Location
- 15200 Annapolis Road Bowie, Maryland United States 38°58′39″N 76°44′34″W﻿ / ﻿38.977388°N 76.742916°W

Information
- Type: Public High School
- Established: 1965
- School district: Prince George's County Public Schools
- Principal: Joseph Kautzer
- Grades: 9–12
- Enrollment: 2,573
- Colors: Navy Blue, Burgundy and White
- Mascot: Spike the Bulldog
- Yearbook: Bulldog
- Website: pgcps.org/schools/bowie-high

= Bowie High School (Maryland) =

Bowie High School is a public high school in Bowie, Maryland, United States and a part of Prince George's County Public Schools.

It serves Bowie, Queen Anne CDP, and portions of the Brock Hall, Fairwood, Glenn Dale, and Woodmore CDPs. It serves sections of the former Greater Upper Marlboro CDP.

==History==

Bowie High School was built in 1965 in Bowie, Maryland.

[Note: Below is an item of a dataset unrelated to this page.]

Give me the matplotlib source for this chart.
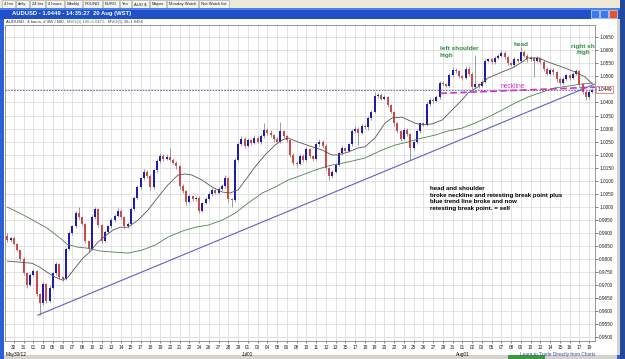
import matplotlib
matplotlib.use("Agg")
import matplotlib.pyplot as plt
from matplotlib.patches import Rectangle
import numpy as np

plt.rcParams['font.family'] = ['Liberation Sans', 'DejaVu Sans']

# AUD/USD 4h candles (two original bars per candle)
first_open = 0.9890
closes = [
    0.9872, 0.9880, 0.9858, 0.9835, 0.9800, 0.9745, 0.9700, 0.9740, 0.9755, 0.9665,
    0.9630, 0.9705, 0.9640, 0.9690, 0.9745, 0.9780, 0.9730, 0.9725, 0.9840, 0.9900,
    0.9925, 0.9975, 0.9960, 0.9935, 0.9870, 0.9840, 0.9960, 0.9990, 0.9930, 0.9870,
    0.9905, 0.9925, 0.9950, 0.9965, 0.9985, 0.9960, 0.9925, 0.9935, 0.9990, 1.0035,
    1.0075, 1.0110, 1.0135, 1.0120, 1.0075, 1.0140, 1.0175, 1.0195, 1.0185, 1.0190,
    1.0180, 1.0170, 1.0155, 1.0080, 1.0060, 1.0020, 1.0040, 1.0030, 1.0035, 0.9985,
    1.0015, 1.0030, 1.0050, 1.0065, 1.0055, 1.0070, 1.0080, 1.0110, 1.0030, 1.0025,
    1.0180, 1.0240, 1.0260, 1.0235, 1.0255, 1.0245, 1.0265, 1.0250, 1.0270, 1.0295,
    1.0285, 1.0275, 1.0260, 1.0250, 1.0290, 1.0270, 1.0255, 1.0200, 1.0170, 1.0165,
    1.0195, 1.0180, 1.0220, 1.0195, 1.0185, 1.0240, 1.0250, 1.0235, 1.0150, 1.0120,
    1.0135, 1.0160, 1.0205, 1.0225, 1.0215, 1.0240, 1.0290, 1.0300, 1.0285, 1.0310,
    1.0305, 1.0340, 1.0365, 1.0425, 1.0430, 1.0415, 1.0420, 1.0390, 1.0365, 1.0320,
    1.0290, 1.0260, 1.0295, 1.0280, 1.0225, 1.0250, 1.0290, 1.0320, 1.0315, 1.0395,
    1.0410, 1.0405, 1.0420, 1.0475, 1.0470, 1.0465, 1.0505, 1.0525, 1.0520, 1.0500,
    1.0495, 1.0530, 1.0510, 1.0460, 1.0470, 1.0465, 1.0480, 1.0560, 1.0565, 1.0555,
    1.0570, 1.0580, 1.0590, 1.0575, 1.0550, 1.0545, 1.0565, 1.0560, 1.0595, 1.0580,
    1.0565, 1.0570, 1.0560, 1.0570, 1.0555, 1.0530, 1.0510, 1.0525, 1.0515, 1.0490,
    1.0475, 1.0490, 1.0505, 1.0495, 1.0510, 1.0520, 1.0470, 1.0440, 1.0420, 1.0440,
    1.0449,
]
# wicks in pips beyond the candle body
upper_wick = [
    8, 5, 6, 4, 5, 6, 4, 8, 6, 5,
    6, 8, 5, 10, 6, 8, 5, 7, 6, 8,
    6, 10, 25, 6, 5, 4, 8, 10, 6, 5,
    6, 5, 8, 6, 10, 5, 4, 6, 8, 6,
    8, 6, 10, 6, 5, 6, 8, 10, 6, 12,
    36, 8, 6, 5, 6, 5, 8, 6, 5, 6,
    5, 6, 8, 6, 5, 8, 6, 12, 6, 5,
    6, 8, 10, 6, 8, 6, 10, 6, 8, 26,
    6, 8, 5, 6, 35, 6, 5, 4, 6, 5,
    8, 6, 8, 6, 5, 8, 10, 6, 5, 4,
    6, 8, 6, 8, 5, 6, 8, 10, 6, 8,
    6, 8, 6, 15, 8, 6, 8, 5, 6, 4,
    6, 5, 8, 6, 5, 6, 8, 6, 5, 8,
    8, 6, 10, 8, 6, 5, 8, 11, 6, 5,
    6, 10, 8, 5, 112, 6, 8, 8, 6, 5,
    8, 6, 11, 6, 5, 6, 8, 6, 18, 6,
    5, 8, 6, 8, 5, 6, 5, 8, 6, 5,
    6, 8, 6, 5, 8, 8, 6, 5, 6, 8,
    5,
]
lower_wick = [
    6, 8, 5, 6, 8, 6, 10, 5, 6, 8,
    45, 6, 10, 6, 5, 6, 8, 10, 5, 6,
    8, 6, 5, 6, 8, 13, 6, 5, 8, 10,
    6, 5, 6, 8, 5, 6, 8, 6, 5, 6,
    5, 6, 8, 10, 12, 6, 5, 6, 8, 6,
    5, 6, 8, 10, 8, 13, 6, 8, 6, 9,
    6, 5, 6, 8, 6, 5, 6, 8, 10, 25,
    6, 5, 6, 8, 6, 8, 5, 6, 8, 6,
    8, 6, 10, 6, 5, 6, 8, 10, 8, 12,
    6, 8, 5, 6, 8, 5, 6, 8, 10, 17,
    8, 6, 5, 8, 6, 5, 6, 8, 48, 6,
    8, 10, 6, 5, 8, 6, 5, 8, 6, 10,
    8, 6, 5, 10, 45, 6, 8, 6, 5, 6,
    8, 6, 5, 6, 8, 6, 5, 6, 8, 6,
    9, 6, 8, 10, 6, 8, 6, 5, 6, 8,
    6, 5, 6, 8, 6, 5, 8, 6, 5, 6,
    8, 6, 62, 5, 6, 8, 6, 5, 8, 10,
    8, 6, 5, 8, 6, 5, 10, 8, 10, 6,
    5,
]

# moving averages, sampled along the drawn curves (candle index, price)
ma30_idx = [0, 3.9, 7.6, 10, 12.2, 14.7, 17.1, 18.7, 20.8, 23.3, 25.4, 27.6, 29.4, 32.5,
            34.7, 37.1, 40.2, 43.3, 46.4, 49.4, 52.5, 54.7, 56.8, 59.9, 63, 66.1, 68.5,
            71, 73.1, 76.2, 79.3, 82.4, 84.5, 86.4, 89.4, 93.8, 96.8, 99.9, 101.8, 104.8,
            107.9, 110, 113.1, 116.2, 118.4, 121.4, 123.3, 125.4, 127.6, 130.7, 133.8,
            136.8, 139.9, 141.8, 144.8, 147.9, 152.2, 155.3, 158.4, 160.2, 163.3, 166.4,
            170.7, 174.7, 177.8, 180]
ma30_val = [0.9792, 0.9788, 0.9784, 0.9769, 0.9750, 0.9731, 0.9719, 0.9731, 0.9765, 0.9804,
            0.9827, 0.9861, 0.9881, 0.9911, 0.9922, 0.9922, 0.9949, 0.9988, 1.0038, 1.0084,
            1.0122, 1.0126, 1.0122, 1.0103, 1.0076, 1.0057, 1.0053, 1.0065, 1.0100, 1.0153,
            1.0199, 1.0237, 1.0256, 1.0264, 1.0249, 1.0230, 1.0218, 1.0199, 1.0199, 1.0210,
            1.0226, 1.0230, 1.0264, 1.0321, 1.0341, 1.0344, 1.0333, 1.0321, 1.0314, 1.0318,
            1.0333, 1.0371, 1.0410, 1.0437, 1.0460, 1.0494, 1.0517, 1.0532, 1.0555, 1.0571,
            1.0571, 1.0555, 1.0536, 1.0517, 1.0498, 1.0470]
ma120_idx = [0, 3.9, 7.9, 12.2, 16.2, 18.4, 21.5, 24.5, 28.5, 32.5, 37.1, 41.4, 45.4, 49.4,
             53.8, 57.8, 61.8, 66.1, 70.1, 74.1, 78.4, 82.4, 86.4, 90.7, 94.7, 98.7, 104.8,
             110, 115.3, 119.3, 123.3, 127.6, 131.6, 135.6, 139.9, 143.9, 147.9, 152.2,
             156.2, 160.2, 164.5, 168.5, 172.5, 176.8, 180]
ma120_val = [0.9999, 0.9976, 0.9949, 0.9919, 0.9881, 0.9857, 0.9846, 0.9842, 0.9831, 0.9827,
             0.9823, 0.9834, 0.9853, 0.9884, 0.9907, 0.9922, 0.9930, 0.9949, 0.9976, 1.0015,
             1.0053, 1.0076, 1.0103, 1.0122, 1.0141, 1.0157, 1.0172, 1.0187, 1.0218, 1.0237,
             1.0249, 1.0264, 1.0275, 1.0291, 1.0302, 1.0321, 1.0344, 1.0371, 1.0398, 1.0421,
             1.0440, 1.0456, 1.0463, 1.0471, 1.0475]

trend_idx = [9.4, 180.8]
trend_val = [0.9585, 1.0471]
neck_idx = [133.2, 181.1]
neck_val = [1.0435, 1.0459]
last_price = 1.0449

day_labels = ["30", "31", "01", "03", "05", "06", "07", "08", "10", "12",
              "13", "14", "15", "17", "18", "19", "20", "21", "22", "24",
              "26", "27", "28", "29", "01", "03", "04", "05", "06", "08",
              "10", "11", "12", "13", "15", "17", "18", "19", "20", "22",
              "24", "25", "26", "27", "29", "31", "01", "02", "03", "05",
              "07", "08", "09", "10", "12", "14", "15", "16", "17", "19"]
month_labels = {24: "Jul01", 46: "Aug01"}

W, H = 625, 359
fig = plt.figure(figsize=(W / 100, H / 100), dpi=100)
fig.patch.set_facecolor('white')
renderer = fig.canvas.get_renderer()


def px_rect(x0, y0, x1, y1, color, ec='none', lw=0.5):
    fig.add_artist(Rectangle((x0 / W, 1 - y1 / H), (x1 - x0) / W, (y1 - y0) / H,
                             transform=fig.transFigure, facecolor=color,
                             edgecolor=ec, lw=lw, zorder=-10))


def px_text(x, y, s, **kw):
    return fig.text(x / W, 1 - y / H, s, **kw)


# window chrome
px_rect(0, 0, W, 8, '#ece9d8')
tabs = ["4 hrs", "daily", "24 hrs", "4 hours", "Weekly", "POUND", "EURO", "Yen",
        "AUD $", "Majors", "Monday Watch", "Not Watch list"]
tx = 2
for t in tabs:
    lab = px_text(tx + 2, 4.2, t, fontsize=3.0, va='center', color='#202020')
    w = lab.get_window_extent(renderer).width + 4
    px_rect(tx, 0.5, tx + w, 7.5, '#f4f3ee', ec='#a0a0a0', lw=0.4)
    tx += w + 1
px_rect(0, 8, W, H, '#2d5fd6')
# title bar with a light top edge, like the XP theme
px_rect(0, 8, W, 19, '#1f50c8')
px_rect(0, 8, W, 10, '#4a80e8')
px_text(12, 13.8, "AUDUSD - 1.0449 - 14:35:27  20 Aug (WST)", fontsize=4.2,
        color='white', va='center', fontweight='bold')
px_rect(591, 9.5, 599, 17.5, '#3c78f0', ec='white', lw=0.4)
px_rect(600, 9.5, 608, 17.5, '#3c78f0', ec='white', lw=0.4)
px_rect(609, 9.5, 617, 17.5, '#e2542e', ec='white', lw=0.4)
px_rect(4, 19, 617, 355, 'white')
px_rect(617, 19, 620, 355, '#d6d3ce')
px_rect(620, 0, W, H, '#24489a')
px_rect(4, 355, 617, H, '#d6d3ce')
px_rect(508, 355, 545, H, '#3a9a3a')

# header line, pieces placed one after another
hx = 6
for part, col in [("AUDUSD , 4 hours, # 355 / 500, ", '#202020'),
                  ("MVG(1) 120=1.0471, ", '#2e7d32'),
                  ("MVG(1) 30=1.0456", '#404040')]:
    t = px_text(hx, 21.5, part, fontsize=3.0, va='center', color=col)
    hx += t.get_window_extent(renderer).width + 1.5

# main chart axes (pixel box 5..595 x 25..341)
ax = fig.add_axes([5 / W, 1 - 341 / H, 590 / W, 316 / H])
ax.set_facecolor('white')

n = len(closes)
idx = np.arange(n)
opens = np.array([first_open] + closes[:-1])
cl = np.array(closes)
top = np.maximum(opens, cl)
bot = np.minimum(opens, cl)
highs = top + np.array(upper_wick) * 0.0001
lows = bot - np.array(lower_wick) * 0.0001
up = cl >= opens

ax.vlines(idx, lows, highs, color='#8c8c8c', lw=0.6, zorder=3)
heights = np.maximum(top - bot, 0.0003)
ax.bar(idx[up], heights[up], bottom=bot[up], width=0.6, color='#1c1cb0', lw=0, zorder=4)
ax.bar(idx[~up], heights[~up], bottom=bot[~up], width=0.6, color='#d04848', lw=0, zorder=4)

ax.plot(ma30_idx, ma30_val, color='#555555', lw=0.6, zorder=5)
ax.plot(ma120_idx, ma120_val, color='#4f7f4f', lw=0.6, zorder=5)
ax.plot(trend_idx, trend_val, color='#6060c8', lw=0.8, zorder=5)
ax.axhline(last_price, color='#5a5aa0', lw=0.6, dashes=(2, 1.5), zorder=5)
ax.plot(neck_idx, neck_val, color='#cc33cc', lw=1.2, dashes=(4, 2), zorder=6)

ax.set_xlim(-0.7, 180.8)
ax.set_ylim(0.9486, 1.0697)

yt = np.arange(0.9500, 1.0651, 0.005)
ax.set_yticks(yt)
# the 1.0450 label sits under the last-price tag
ax.set_yticklabels(["" if abs(v - 1.045) < 1e-6 else "%.4f" % v for v in yt])
ax.yaxis.tick_right()
ax.tick_params(axis='y', labelsize=3.4, length=2, pad=1, width=0.4, colors='#202020')
xt = [2 + 3 * i for i in range(len(day_labels))]
ax.set_xticks(xt)
ax.set_xticklabels(day_labels)
ax.tick_params(axis='x', labelsize=3.4, length=1.5, pad=1.5, width=0.4, colors='#202020')
ax.grid(True, color='#d8d8d8', lw=0.5, zorder=0)
ax.set_axisbelow(True)
for s in ax.spines.values():
    s.set_color('#707070')
    s.set_linewidth(0.5)

xtr = ax.get_xaxis_transform()
ax.text(-0.5, -0.035, "May30/12", transform=xtr, fontsize=3.4, ha='left', va='top')
for k, lab in month_labels.items():
    ax.text(xt[k], -0.035, lab, transform=xtr, fontsize=3.4, ha='center', va='top')
ax.text(180.8, -0.035, "Learn to Trade Directly from Charts", transform=xtr,
        fontsize=3.4, ha='right', va='top', color='#2f4f9f')

ax.annotate("1.0449", xy=(1.0, last_price), xycoords=('axes fraction', 'data'),
            xytext=(1.5, 0), textcoords='offset points', fontsize=3.4, va='center',
            ha='left', annotation_clip=False, zorder=10,
            bbox=dict(boxstyle='square,pad=0.25', fc='white', ec='#e06060', lw=0.5))

# annotations
green = '#2e8b3e'
px_text(440, 52, "left shoulder\nhigh", fontsize=4.6, color=green, fontweight='bold',
        va='center', ha='left', linespacing=1.3)
px_text(521, 44, "head", fontsize=4.6, color=green, fontweight='bold', va='center', ha='center')
px_text(583, 49.5, "right sh\nhigh", fontsize=4.6, color=green, fontweight='bold',
        va='center', ha='center', linespacing=1.3)
px_text(513, 86, "neckline", fontsize=4.8, color='#cc33cc', va='center', ha='center')
px_text(430, 198.5, "head and shoulder\nbroke neckline and retesting break point plus\n"
        "blue trend line broke and now\nretesting break point. = sell",
        fontsize=4.4, color='black', fontweight='bold', va='center', ha='left',
        linespacing=1.35)

fig.savefig("out.png", dpi=100)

In 2005, PGCPS placed the 9th graders in the Belair annex in Bowie as the main school building was becoming overcrowded. The main building remained overcrowded in 2018, as even after the move, the number of temporary buildings was to go down from 16 to 12.

==Academics==

In 2007 Bowie High was among the top 5 percent of U.S. high schools for AP participation. It also had a honors program for highly motivated students named the SUMMIT program, where 60 students take college level honor and AP courses to prepare them for college and career.

==Notable alumni==

- Alessandro Battilocchio, socialist politician
- Michael Beasley, NBA basketball player
- Scott Buete, soccer player
- Eva Cassidy, singer and musician
- JC Chasez, singer-songwriter
- Brian Ellerbe, basketball coach
- Kathie Lee Gifford, entertainer
- Christian Haynes, football player
- A. J. Hendy, football player
- Todd Hicks, pro soccer player
- Erik Imler, soccer player
- Mark Jonas, soccer player
- John Kaleo, football player
- Abby Phillip, journalist
- Brad Schumacher, swimmer and water polo player
- Paul Reed Smith, namesake of PRS Guitars
- Chris Volz, Singer/songwriter

==Drinking and drunk driving==
In the 1980s, Bowie High School had a high rate of drinking and gained national attention. In 1986, the school initiated programs to curb drunk driving after 15 students were killed in 1979 and 1980. In 1986, another three were killed in a drunk driving crash on the Capital Beltway.